I would have thought that if you compute the derivative of f(x) and -f(x) and got the same answer then f(x) would be a constant.

Here is a proof of that statement: f'(x) = -f'(x)=> 2f'(x) = 0 => f'(x) = 0 => f(x) = c, a constant.

However that does not seem to be true. It is not true for f(x)= cos^-1(x) and cos^-1(x) is not a constant.

To see what I am saying about f(x) = cos^-1(x):

Let y = cos^-1(x) and y lies in 1st quadrant.
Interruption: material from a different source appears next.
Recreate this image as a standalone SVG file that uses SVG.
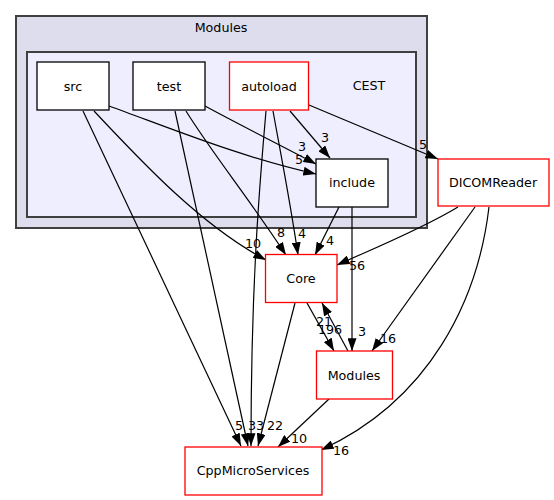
<svg xmlns="http://www.w3.org/2000/svg" width="554" height="500" viewBox="0 0 554 500">
<style>
text{font-family:"DejaVu Sans",sans-serif;fill:#000}
.n{font-size:12.7px;text-anchor:middle}
.l{font-size:12.7px;text-anchor:middle}
.c1{fill:#ddddee;stroke:#404040;stroke-width:2}
.c2{fill:#eeeeff;stroke:#404040;stroke-width:2}
.bk{fill:#fff;stroke:#000;stroke-width:1.3}
.rd{fill:#fff;stroke:#ff0000;stroke-width:1.3}
.e{fill:none;stroke:#000;stroke-width:1.2;marker-end:url(#a)}
</style>
<defs>
<marker id="a" viewBox="0 0 12.7 9" refX="12.7" refY="4.5" markerWidth="12.7" markerHeight="9" markerUnits="userSpaceOnUse" orient="auto">
<path d="M0,0 L12.7,4.5 L0,9 z" fill="#000"/>
</marker>
</defs>
<g id="cluster-modules">
<rect class="c1" x="16" y="16" width="411" height="212"/>
<text class="n" x="221" y="32">Modules</text>
</g>
<g id="cluster-cest">
<rect class="c2" x="27" y="52" width="389" height="165"/>
<text class="n" x="369" y="90">CEST</text>
</g>
<g id="edges">
<path class="e" d="M109,106 C170,128 240,157 316,174"/>
<path class="e" d="M205,106 C240,125 280,145 316,164"/>
<path class="e" d="M290,111 L330,158"/>
<path class="e" d="M309,105 L438,159"/>
<path class="e" d="M94,111 C140,160 200,225 266,260"/>
<path class="e" d="M83,111 L241,446"/>
<path class="e" d="M186,111 C210,150 250,200 286,255"/>
<path class="e" d="M175,111 L248,446"/>
<path class="e" d="M266,111 C260,180 251,280 251,446"/>
<path class="e" d="M273,111 C280,150 290,200 298,255"/>
<path class="e" d="M339,207 L315,255"/>
<path class="e" d="M352,207 L352,351"/>
<path class="e" d="M458,207 C420,230 370,250 337,265"/>
<path class="e" d="M475,207 L372,351"/>
<path class="e" d="M489,207 C478,300 430,400 321,450"/>
<path class="e" d="M307,303 L334,351"/>
<path class="e" d="M348,351 L322,303"/>
<path class="e" d="M295,303 L258,446"/>
<path class="e" d="M329,399 L278,447"/>
<text class="l" x="299" y="164">5</text>
<text class="l" x="302" y="151">3</text>
<text class="l" x="325" y="142">3</text>
<text class="l" x="423" y="149">5</text>
<text class="l" x="253" y="248">10</text>
<text class="l" x="281" y="237">8</text>
<text class="l" x="302" y="238">4</text>
<text class="l" x="330" y="245">4</text>
<text class="l" x="357" y="270">56</text>
<text class="l" x="362" y="336">3</text>
<text class="l" x="388" y="343">16</text>
<text class="l" x="324" y="326">21</text>
<text class="l" x="330" y="334">196</text>
<text class="l" x="239" y="430">5</text>
<text class="l" x="252" y="430">3</text>
<text class="l" x="260" y="430">3</text>
<text class="l" x="275" y="430">22</text>
<text class="l" x="299" y="443">10</text>
<text class="l" x="341" y="455">16</text>
</g>
<g id="node-src">
<rect class="bk" x="37" y="62" width="72" height="48"/>
<text class="n" x="73" y="90.5">src</text>
</g>
<g id="node-test">
<rect class="bk" x="133" y="62" width="72" height="48"/>
<text class="n" x="169" y="90.5">test</text>
</g>
<g id="node-autoload">
<rect class="rd" x="229.5" y="62" width="79" height="48"/>
<text class="n" x="269" y="90.5">autoload</text>
</g>
<g id="node-include">
<rect class="bk" x="316" y="159" width="72" height="48"/>
<text class="n" x="352" y="187">include</text>
</g>
<g id="node-dicomreader">
<rect class="rd" x="438" y="159" width="111" height="47"/>
<text class="n" x="493" y="187">DICOMReader</text>
</g>
<g id="node-core">
<rect class="rd" x="265.5" y="254.5" width="71.5" height="48"/>
<text class="n" x="301" y="282.5">Core</text>
</g>
<g id="node-modules">
<rect class="rd" x="316.5" y="351" width="76" height="48"/>
<text class="n" x="354" y="379.5">Modules</text>
</g>
<g id="node-cppmicroservices">
<rect class="rd" x="185" y="447" width="137" height="48"/>
<text class="n" x="253" y="475">CppMicroServices</text>
</g>
</svg>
Then cos (y) =x (in the right triangle assume the adj side of y is x, opposite is sqrt(1-x²) and hyp is 1)

Taking the derivative of both sides yields 1=-sin(y)y' or y' = -1/sin(y) = -1/sqrt(1-x²).

Now let y=-cos^-1(x) with y in 1st quadrant (or -y in quad IV).

Then cos (-y) =x (in the right triangle assume the adj side of y is x, opposite is -sqrt(1-x²) and hyp is 1)

Taking the derivative of both sides yields 1=sin(-y)y' or y' = 1/sin(-y) = -1/sqrt(1-x²).

What is going on here???

 

[pka]

However that does not seem to be true. It is not true for f(x)= cos^-1(x) and cos^-1(x) is not a constant.
To see what I am saying about f(x) = cos^-1(x):
Let y = cos^-1(x) and y lies in 1st quadrant.
Then cos (y) =x (in the right triangle assume the adj side of y is x, opposite is sqrt(1-x²) and hyp is 1)
Taking the derivative of both sides yields 1=-sin(y)y' or y' = -1/sin(y) = -1/sqrt(1-x²).
Now let y=-cos^-1(x) with y in 1st quadrant (or -y in quad IV).
Then cos (-y) =x (in the right triangle assume the adj side of y is x, opposite is -sqrt(1-x²) and hyp is 1)
Taking the derivative of both sides yields 1=sin(-y)y' or y' = 1/sin(-y) = -1/sqrt(1-x²).
What is going on here???

I think what going on is you miss-understanding the function \(\displaystyle arccos(x)\).
Its domain is \(\displaystyle [-1,1]\) and its range is \(\displaystyle [0,\pi]\). Look at its graph.
So that there is no y in the fourth quadrant to consider.
\(\displaystyle \frac{d}{dx}[\arccos(x)]=\dfrac{-1}{\sqrt{1-x^2}}\)

 

[Steven G]

I think what going on is you miss-understanding the function \(\displaystyle arccos(x)\).
Its domain is \(\displaystyle [-1,1]\) and its range is \(\displaystyle [0,\pi]\). Look at its graph.
So that there is no y in the fourth quadrant to consider.
\(\displaystyle \frac{d}{dx}[\arccos(x)]=\dfrac{-1}{\sqrt{1-x^2}}\)

Thanks for pointing that out to me, especially since I already knew it. Sorry for making you spend your time on it. I truly appreciate it.